>> Begin

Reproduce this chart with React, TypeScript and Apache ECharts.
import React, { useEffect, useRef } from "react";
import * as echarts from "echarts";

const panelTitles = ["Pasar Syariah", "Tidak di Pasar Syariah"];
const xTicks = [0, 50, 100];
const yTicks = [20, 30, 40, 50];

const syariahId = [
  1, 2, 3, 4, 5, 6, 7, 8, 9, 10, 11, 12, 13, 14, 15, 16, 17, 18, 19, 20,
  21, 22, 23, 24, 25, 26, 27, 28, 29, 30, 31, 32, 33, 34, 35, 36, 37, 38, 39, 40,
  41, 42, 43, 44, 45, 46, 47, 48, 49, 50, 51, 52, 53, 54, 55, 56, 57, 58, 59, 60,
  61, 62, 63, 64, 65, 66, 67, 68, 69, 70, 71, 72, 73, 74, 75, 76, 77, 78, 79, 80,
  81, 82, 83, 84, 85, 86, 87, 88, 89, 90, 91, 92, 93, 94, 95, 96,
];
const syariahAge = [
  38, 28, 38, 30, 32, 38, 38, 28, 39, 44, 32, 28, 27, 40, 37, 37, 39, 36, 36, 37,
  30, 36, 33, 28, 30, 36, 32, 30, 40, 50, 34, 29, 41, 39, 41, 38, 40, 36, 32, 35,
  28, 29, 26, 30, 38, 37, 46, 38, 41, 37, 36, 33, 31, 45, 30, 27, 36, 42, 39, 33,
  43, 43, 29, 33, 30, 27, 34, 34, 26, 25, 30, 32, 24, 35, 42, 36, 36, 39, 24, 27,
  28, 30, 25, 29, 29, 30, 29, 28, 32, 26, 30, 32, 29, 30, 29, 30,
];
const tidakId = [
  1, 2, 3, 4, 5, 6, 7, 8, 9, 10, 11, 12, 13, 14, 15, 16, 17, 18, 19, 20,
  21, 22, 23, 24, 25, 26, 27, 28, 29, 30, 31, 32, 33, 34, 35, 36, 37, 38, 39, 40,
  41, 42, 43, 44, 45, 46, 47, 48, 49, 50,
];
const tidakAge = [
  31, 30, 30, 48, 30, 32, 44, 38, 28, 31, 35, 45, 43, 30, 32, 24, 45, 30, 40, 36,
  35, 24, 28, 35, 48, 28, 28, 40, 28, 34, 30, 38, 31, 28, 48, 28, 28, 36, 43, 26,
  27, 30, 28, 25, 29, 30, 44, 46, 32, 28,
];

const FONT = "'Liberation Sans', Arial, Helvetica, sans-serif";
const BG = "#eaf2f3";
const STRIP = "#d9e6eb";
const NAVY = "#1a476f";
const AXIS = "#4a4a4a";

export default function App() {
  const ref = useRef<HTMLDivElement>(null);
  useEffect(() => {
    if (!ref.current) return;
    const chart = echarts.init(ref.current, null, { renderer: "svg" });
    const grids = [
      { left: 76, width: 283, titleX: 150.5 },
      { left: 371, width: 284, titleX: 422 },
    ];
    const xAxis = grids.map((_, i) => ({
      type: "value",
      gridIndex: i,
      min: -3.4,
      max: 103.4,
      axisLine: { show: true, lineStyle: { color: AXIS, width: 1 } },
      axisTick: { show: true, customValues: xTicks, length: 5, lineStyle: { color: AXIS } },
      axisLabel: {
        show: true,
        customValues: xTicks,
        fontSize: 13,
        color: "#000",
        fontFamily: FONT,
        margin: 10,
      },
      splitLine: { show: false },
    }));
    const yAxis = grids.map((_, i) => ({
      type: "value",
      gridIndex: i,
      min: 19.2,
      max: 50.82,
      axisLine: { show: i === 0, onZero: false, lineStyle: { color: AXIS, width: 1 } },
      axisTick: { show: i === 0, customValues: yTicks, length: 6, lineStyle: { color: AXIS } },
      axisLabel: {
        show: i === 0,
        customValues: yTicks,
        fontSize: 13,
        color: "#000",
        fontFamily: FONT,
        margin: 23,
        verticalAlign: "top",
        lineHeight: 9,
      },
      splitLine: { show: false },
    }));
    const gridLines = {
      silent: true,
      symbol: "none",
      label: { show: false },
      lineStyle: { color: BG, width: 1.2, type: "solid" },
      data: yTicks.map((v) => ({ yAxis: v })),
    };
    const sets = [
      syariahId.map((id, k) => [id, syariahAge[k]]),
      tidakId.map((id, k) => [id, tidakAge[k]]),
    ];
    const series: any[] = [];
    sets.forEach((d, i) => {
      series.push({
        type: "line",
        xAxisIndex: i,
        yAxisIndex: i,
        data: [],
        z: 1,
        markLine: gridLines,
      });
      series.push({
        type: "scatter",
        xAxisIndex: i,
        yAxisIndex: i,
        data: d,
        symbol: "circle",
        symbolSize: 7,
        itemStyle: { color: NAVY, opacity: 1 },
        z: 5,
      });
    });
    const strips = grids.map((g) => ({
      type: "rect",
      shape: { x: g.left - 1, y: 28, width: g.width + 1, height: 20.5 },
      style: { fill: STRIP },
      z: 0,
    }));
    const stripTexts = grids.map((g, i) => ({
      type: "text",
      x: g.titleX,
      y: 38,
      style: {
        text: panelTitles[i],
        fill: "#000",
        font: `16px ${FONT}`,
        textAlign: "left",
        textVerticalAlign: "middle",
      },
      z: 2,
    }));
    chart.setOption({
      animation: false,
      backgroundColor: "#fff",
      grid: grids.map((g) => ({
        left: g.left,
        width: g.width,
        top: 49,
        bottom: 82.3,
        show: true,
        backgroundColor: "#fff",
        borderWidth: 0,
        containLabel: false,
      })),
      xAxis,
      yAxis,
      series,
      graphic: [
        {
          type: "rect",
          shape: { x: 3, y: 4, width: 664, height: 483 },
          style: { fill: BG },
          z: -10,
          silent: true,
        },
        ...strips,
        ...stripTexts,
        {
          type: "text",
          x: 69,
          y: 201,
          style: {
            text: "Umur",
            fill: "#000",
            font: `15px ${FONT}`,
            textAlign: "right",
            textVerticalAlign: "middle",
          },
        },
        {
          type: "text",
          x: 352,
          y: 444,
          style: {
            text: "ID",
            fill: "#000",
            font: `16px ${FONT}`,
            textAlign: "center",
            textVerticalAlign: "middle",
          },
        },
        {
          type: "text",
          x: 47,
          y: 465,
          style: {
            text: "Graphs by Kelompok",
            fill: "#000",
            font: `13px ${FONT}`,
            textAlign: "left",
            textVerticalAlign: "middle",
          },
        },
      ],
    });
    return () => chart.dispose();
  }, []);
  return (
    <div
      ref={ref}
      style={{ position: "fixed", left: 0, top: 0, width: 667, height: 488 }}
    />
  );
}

>> End
>> Begin

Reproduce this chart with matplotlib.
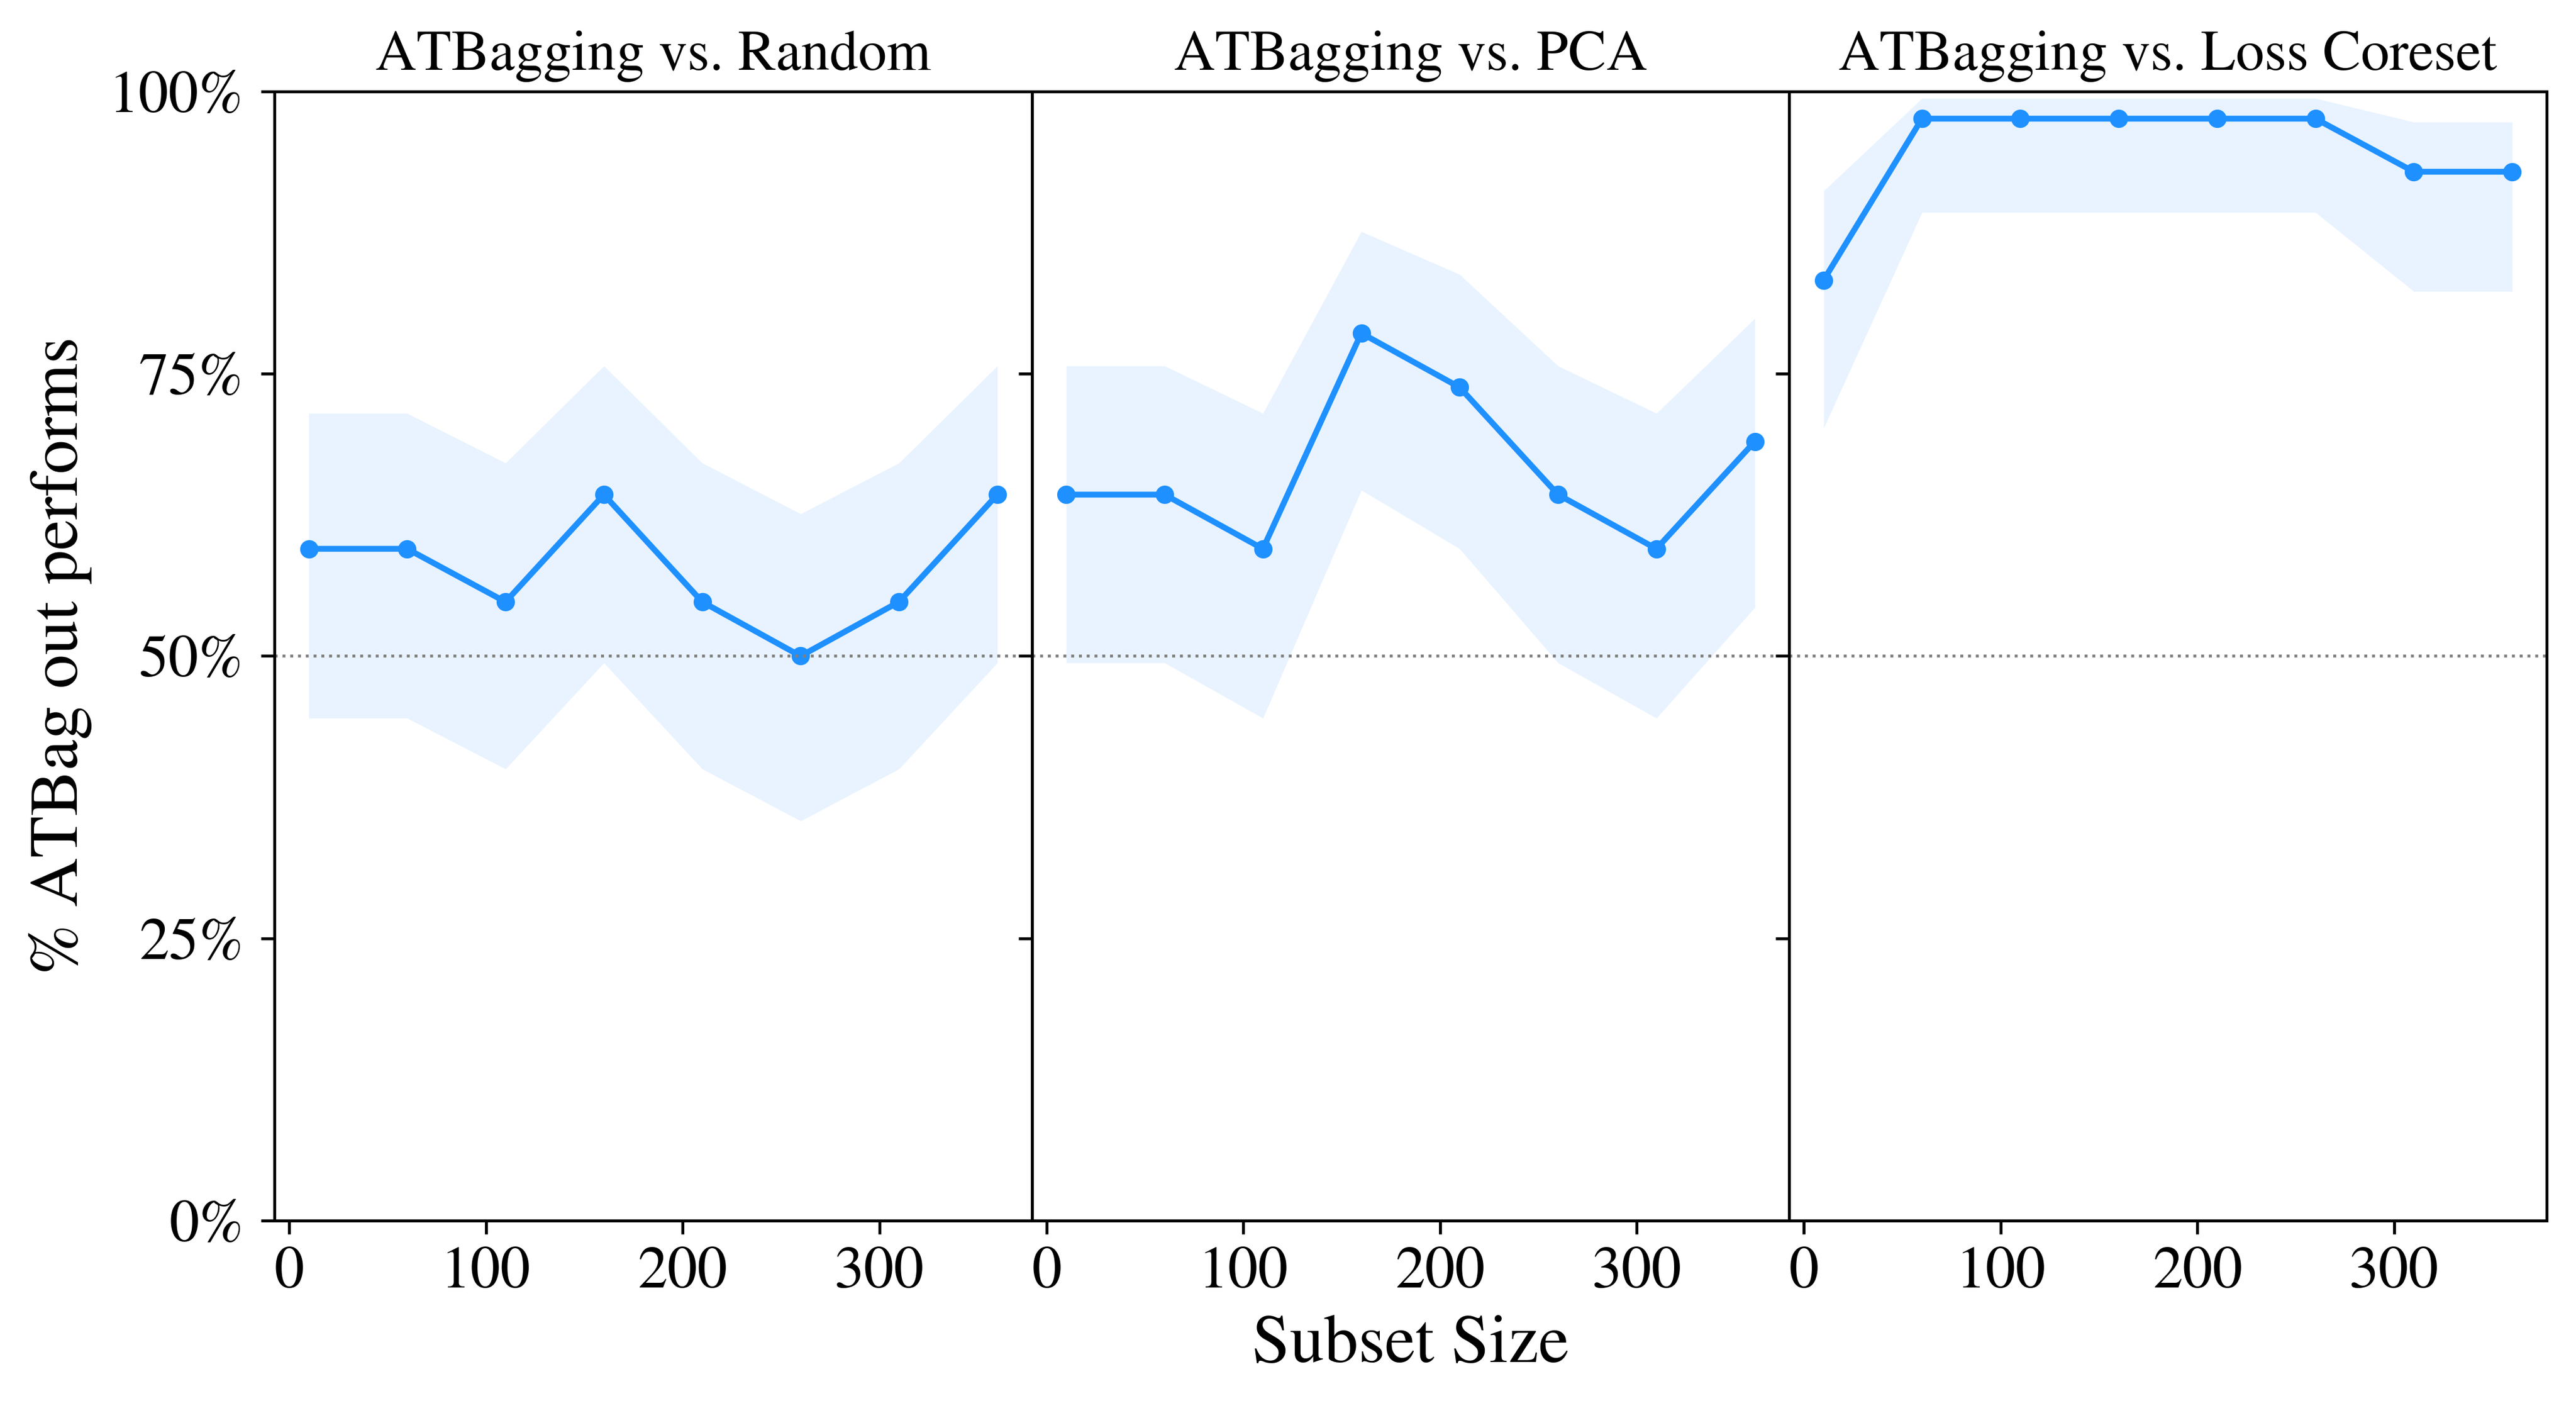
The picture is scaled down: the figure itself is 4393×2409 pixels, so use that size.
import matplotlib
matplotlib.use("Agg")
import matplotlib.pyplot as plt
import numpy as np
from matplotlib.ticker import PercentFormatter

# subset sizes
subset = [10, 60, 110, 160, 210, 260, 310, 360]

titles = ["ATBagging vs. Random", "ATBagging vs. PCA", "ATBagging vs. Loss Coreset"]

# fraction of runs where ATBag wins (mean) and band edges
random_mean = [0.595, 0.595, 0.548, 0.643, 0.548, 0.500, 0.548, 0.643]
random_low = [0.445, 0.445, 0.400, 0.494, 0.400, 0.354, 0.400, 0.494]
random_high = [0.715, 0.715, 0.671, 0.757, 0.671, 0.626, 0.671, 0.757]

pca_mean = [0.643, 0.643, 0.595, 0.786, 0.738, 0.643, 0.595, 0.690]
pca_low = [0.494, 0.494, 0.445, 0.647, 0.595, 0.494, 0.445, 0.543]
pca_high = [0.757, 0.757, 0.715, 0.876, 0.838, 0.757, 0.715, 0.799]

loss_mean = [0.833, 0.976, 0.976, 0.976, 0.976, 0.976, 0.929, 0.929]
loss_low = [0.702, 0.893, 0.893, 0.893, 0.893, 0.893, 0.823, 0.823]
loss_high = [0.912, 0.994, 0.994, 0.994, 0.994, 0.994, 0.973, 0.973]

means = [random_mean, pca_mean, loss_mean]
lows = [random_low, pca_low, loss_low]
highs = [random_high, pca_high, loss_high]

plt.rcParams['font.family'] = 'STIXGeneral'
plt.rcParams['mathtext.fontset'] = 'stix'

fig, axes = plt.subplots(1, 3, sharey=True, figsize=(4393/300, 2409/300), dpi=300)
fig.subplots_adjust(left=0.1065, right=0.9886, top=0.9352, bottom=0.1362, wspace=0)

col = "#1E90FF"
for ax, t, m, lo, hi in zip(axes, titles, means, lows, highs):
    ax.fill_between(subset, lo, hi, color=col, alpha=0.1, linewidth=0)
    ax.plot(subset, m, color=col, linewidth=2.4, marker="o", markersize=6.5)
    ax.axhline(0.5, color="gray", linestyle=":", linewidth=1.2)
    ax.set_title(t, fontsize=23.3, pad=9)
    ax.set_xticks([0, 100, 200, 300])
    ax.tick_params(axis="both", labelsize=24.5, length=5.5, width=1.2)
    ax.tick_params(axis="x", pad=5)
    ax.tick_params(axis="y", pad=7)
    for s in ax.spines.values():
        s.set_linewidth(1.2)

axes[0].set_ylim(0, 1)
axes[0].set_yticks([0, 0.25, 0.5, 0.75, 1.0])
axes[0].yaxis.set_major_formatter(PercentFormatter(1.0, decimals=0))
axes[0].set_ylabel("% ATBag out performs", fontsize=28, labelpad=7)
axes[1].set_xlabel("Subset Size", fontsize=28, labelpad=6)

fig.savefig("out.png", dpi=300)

>> End
>> Begin

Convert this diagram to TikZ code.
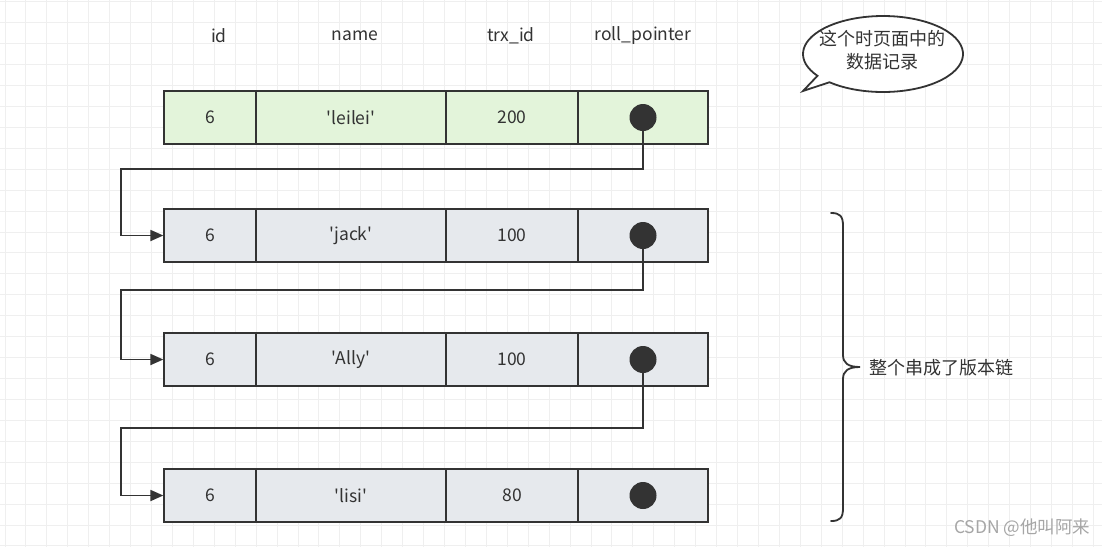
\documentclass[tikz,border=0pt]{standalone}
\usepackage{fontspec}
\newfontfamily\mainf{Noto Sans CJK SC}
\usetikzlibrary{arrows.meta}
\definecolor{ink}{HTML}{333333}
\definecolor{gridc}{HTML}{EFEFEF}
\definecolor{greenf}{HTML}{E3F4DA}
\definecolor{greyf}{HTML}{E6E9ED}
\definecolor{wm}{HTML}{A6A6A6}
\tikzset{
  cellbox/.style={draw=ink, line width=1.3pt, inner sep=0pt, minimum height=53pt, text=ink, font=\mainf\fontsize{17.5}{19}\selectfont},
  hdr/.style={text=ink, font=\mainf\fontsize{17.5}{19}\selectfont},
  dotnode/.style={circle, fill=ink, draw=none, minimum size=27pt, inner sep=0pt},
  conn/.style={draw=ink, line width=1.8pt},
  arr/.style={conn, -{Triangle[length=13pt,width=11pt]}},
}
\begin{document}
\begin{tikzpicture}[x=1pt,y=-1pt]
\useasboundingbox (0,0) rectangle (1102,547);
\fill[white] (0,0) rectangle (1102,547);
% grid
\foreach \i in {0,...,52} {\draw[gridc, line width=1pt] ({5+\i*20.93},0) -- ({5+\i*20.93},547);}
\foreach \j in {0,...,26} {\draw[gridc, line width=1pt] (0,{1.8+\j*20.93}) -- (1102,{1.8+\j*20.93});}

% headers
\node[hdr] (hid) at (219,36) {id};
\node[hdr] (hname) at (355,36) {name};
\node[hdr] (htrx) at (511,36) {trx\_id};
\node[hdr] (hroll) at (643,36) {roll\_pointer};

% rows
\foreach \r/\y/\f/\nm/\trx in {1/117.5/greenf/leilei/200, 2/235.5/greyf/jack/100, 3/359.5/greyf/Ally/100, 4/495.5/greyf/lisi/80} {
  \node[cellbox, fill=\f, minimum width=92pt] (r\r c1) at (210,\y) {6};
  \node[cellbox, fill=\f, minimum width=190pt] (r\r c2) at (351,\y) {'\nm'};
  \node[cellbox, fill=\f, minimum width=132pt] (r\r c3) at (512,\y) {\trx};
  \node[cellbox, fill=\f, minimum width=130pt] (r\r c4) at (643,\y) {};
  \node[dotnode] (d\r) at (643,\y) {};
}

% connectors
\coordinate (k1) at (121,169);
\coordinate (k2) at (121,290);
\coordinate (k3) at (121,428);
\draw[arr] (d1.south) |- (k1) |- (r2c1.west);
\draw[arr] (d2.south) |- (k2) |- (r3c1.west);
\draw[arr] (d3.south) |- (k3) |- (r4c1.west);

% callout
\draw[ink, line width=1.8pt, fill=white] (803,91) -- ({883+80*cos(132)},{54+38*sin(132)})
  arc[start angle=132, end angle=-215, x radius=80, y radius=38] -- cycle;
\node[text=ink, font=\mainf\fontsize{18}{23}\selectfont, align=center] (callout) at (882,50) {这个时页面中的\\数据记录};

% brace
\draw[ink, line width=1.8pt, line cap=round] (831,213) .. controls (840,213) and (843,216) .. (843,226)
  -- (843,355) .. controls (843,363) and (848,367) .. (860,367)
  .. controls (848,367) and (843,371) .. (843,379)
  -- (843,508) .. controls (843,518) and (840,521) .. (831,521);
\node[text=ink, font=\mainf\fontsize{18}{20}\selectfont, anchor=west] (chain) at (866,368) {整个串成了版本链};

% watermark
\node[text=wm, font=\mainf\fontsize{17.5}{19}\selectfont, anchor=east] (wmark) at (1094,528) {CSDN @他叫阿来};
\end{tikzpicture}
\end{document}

>> End

#### WRITTEN PROBLEM:
Which lines above run from the one containing "The picture is" down to the one containing "from matplotlib.ticker import"? Repeat exactly those, both ends included, and nothing else.

#### ANSWER TO THIS TASK:
The picture is scaled down: the figure itself is 4393×2409 pixels, so use that size.
import matplotlib
matplotlib.use("Agg")
import matplotlib.pyplot as plt
import numpy as np
from matplotlib.ticker import PercentFormatter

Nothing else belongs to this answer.